The very first instance of the gospel recorded in the Bible connects suffering to salvation. In Genesis 3:15 as God curses the serpent he promises a deliverer who will suffer, “I will put enmity between you and the woman, and between your offspring and her offspring; he shall bruise your head, and you shall bruise his heel.” The “bruised heel” is a promise of a suffering redeemer. The prophet Isaiah looks forward to a deliverer who is a sufferer, “a man of sorrows, and acquainted with grief…” (Isaiah 53) Jesus made it clear to his disciples he was the One appointed to suffer: “From that time Jesus began to show his disciples that he must go to Jerusalem and suffer many things from the elders and chief priests and scribes, and be killed, and on the third day be raised.” (Matthew 16:21)
SCRIPTURE READING: Matthew 16:21-23, Matthew 27:27-30
Peter’s reaction to Jesus in Matthew 16 perfectly captures what everyone was thinking: the Savior would be a conqueror, not a sufferer. Peter didn’t understand because he, like us, didn’t understand (or didn’t want to understand) that suffering is part of God’s salvation process. But, the history of Israel teaches us, and the Scriptures are clear: “…without the shedding of blood there is no forgiveness of sins.” Jesus endured beatings, ridicule, spit and thorns. He suffered because suffering is a promised part of God’s salvation plan.

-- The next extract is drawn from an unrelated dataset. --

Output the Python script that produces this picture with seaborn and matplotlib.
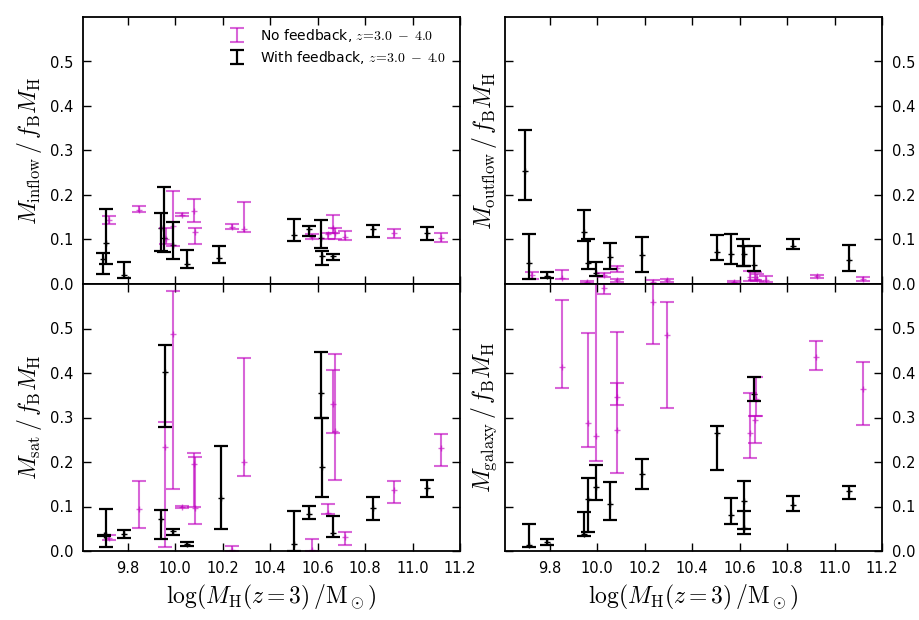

CHILDREN’S PRAYER: “Jesus, thank You for suffering for me. Thank you for being punished for my sin.”
ADULT’S PRAYER: “Jesus, thank You for suffering for me. Thank you for being punished for my sin. Please help me always remember that my sinfulness is the cause for your suffering. Give me eyes to see how desperately sinful I am so that I can see how deeply you love me.”